Clinical features (Nagano et al., 1960; Harada, 1968b; Harada and Moriyama, 1976)

Their abnormality was discovered by delay of development of motility. Mastication, swallowing and self-feeding was impaired. Their body and psychological development was severely impaired. There was no malformation.

Their PEG showed several abnormal features. Abnormal EEG was found in many patients. These patients had normal hormonal function and no chromosomal aberration. Mercury content in the hair of almost all the patients and their mothers was higher than that of normal children and their mothers in the same district (Table 5).
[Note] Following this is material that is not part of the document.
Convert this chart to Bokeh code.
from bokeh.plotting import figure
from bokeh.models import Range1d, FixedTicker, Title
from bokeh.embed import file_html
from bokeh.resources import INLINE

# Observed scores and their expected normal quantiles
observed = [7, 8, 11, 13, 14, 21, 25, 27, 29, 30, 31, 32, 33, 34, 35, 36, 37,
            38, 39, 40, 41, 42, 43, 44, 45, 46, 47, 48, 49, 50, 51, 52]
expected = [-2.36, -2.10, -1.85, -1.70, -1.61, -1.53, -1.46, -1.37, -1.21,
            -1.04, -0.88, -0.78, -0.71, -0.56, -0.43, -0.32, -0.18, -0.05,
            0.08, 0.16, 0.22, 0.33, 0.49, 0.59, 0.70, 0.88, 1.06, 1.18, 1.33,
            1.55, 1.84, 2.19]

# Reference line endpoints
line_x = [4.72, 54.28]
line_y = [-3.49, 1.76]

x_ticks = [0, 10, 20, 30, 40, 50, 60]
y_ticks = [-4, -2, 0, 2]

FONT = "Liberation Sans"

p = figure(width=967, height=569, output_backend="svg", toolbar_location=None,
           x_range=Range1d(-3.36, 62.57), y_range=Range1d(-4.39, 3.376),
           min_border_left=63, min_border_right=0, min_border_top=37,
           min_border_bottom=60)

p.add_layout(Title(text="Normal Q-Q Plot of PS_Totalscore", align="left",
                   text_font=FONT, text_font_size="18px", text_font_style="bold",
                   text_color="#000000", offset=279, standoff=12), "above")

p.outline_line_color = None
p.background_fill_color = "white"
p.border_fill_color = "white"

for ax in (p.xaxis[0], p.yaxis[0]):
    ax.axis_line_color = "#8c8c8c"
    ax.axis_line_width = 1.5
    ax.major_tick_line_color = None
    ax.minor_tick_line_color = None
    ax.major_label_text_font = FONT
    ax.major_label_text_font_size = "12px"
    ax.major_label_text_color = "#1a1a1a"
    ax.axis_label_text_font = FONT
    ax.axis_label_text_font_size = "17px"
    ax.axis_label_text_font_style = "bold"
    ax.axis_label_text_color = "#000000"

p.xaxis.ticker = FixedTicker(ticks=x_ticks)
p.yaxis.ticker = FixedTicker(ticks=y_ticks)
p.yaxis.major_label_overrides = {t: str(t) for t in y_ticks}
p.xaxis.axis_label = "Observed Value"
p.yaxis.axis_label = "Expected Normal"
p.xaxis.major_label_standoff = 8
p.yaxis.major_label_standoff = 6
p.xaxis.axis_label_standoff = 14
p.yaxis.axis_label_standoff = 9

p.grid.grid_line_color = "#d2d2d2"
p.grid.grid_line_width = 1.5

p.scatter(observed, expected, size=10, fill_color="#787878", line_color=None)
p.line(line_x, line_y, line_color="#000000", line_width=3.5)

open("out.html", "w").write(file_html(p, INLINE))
A correlation between the mercury content in the hair of mothers and that of their children was found. The mercury content in umbilical blood of the babies born in Minamata City was slightly higher than those of other districts. It seems that organic mercury entered into the fetuses from their mother's blood through the placenta.

From the epidemiological and clinical features, we suspected that the causative agent of these CP was the same as that of infant and adult MD. This supposition was made sure by the autopsy finding and experimental study treated with the methyl mercury to the pregnant cats.

Post-mortem examination (Takeuchi, 1968)

Two patients (3-year-old girl and 6-year-old girl) died in 1961 and 1962, respectively, and came into the autopsy. Post-mortem examination revealed that there were significant changes in the central nervous system, but other organs were never or only slightly affected. These patients had two characteristic pathological findings, one of which coincides with the neuropathological features seen in infantile MD, and the other is related to the age at fetal exposure. The latter is represented by the hypoplastic and dysplastic findings in the central nervous system (Table 6).

The sererity of the lesions and the extent of the involvement differed with age (Fig. 1). There was a tendency that the younger the patient was, the more severe the symptoms were, and the more wider the lesions were. Commonly, it seemed that an immature brain was more easily impaired than a mature one.

In the post-mortem examination, it was revealed that mercury content of the brain, liver and kidney was larger than that of normals. This offered an additional evidence in the diagnosis of mercury poisonings in these cases.

Animal experiments

At the beginning, namely, when we found out many CP in this district, we thought that these congenital CP had a close relationship to MD. While organic mercury was considered as the causative agent of MD (Nagano et al., 1960), we set to work for finding experimentally the effect of mercury on the pregnancy and fetus of animals: 1. the course of pregnancy, 2. fetal development, 3. mercury content in some organs of the mother and fetus, and 4. microscopic and electron-microscopic features of the mother and their offering (Harada and Moriyama, 1976).

The mercury content of the hair, brain, liver and kidney markedly increased in both dams and young. The brain findings resembled to those of cats spontaneously illed near Minamata or those fed fish or shellfish experimentally.

We diagnosed these CP as congenital MD from 1. epidemiological investigation, 2. clinical signs and laboratory findings, 3. post-mortem examination, and 4. experimental studies.

CONCLUSION

  1. MD is a poisoning of methyl mercury which is seen in people who ate fish and shellfish contaminated by methyl mercury. In this case, the brain is a main part of damage.
  2. In case of pregnant woman, methyl mercury intrudes into fetus from mother through the placenta, and causes the congenital MD.
  3. The brain damage of congenital MD is more extensive and severe as compared with that of the infant or adult. Therefore, clinical features are more serious in congenital cases.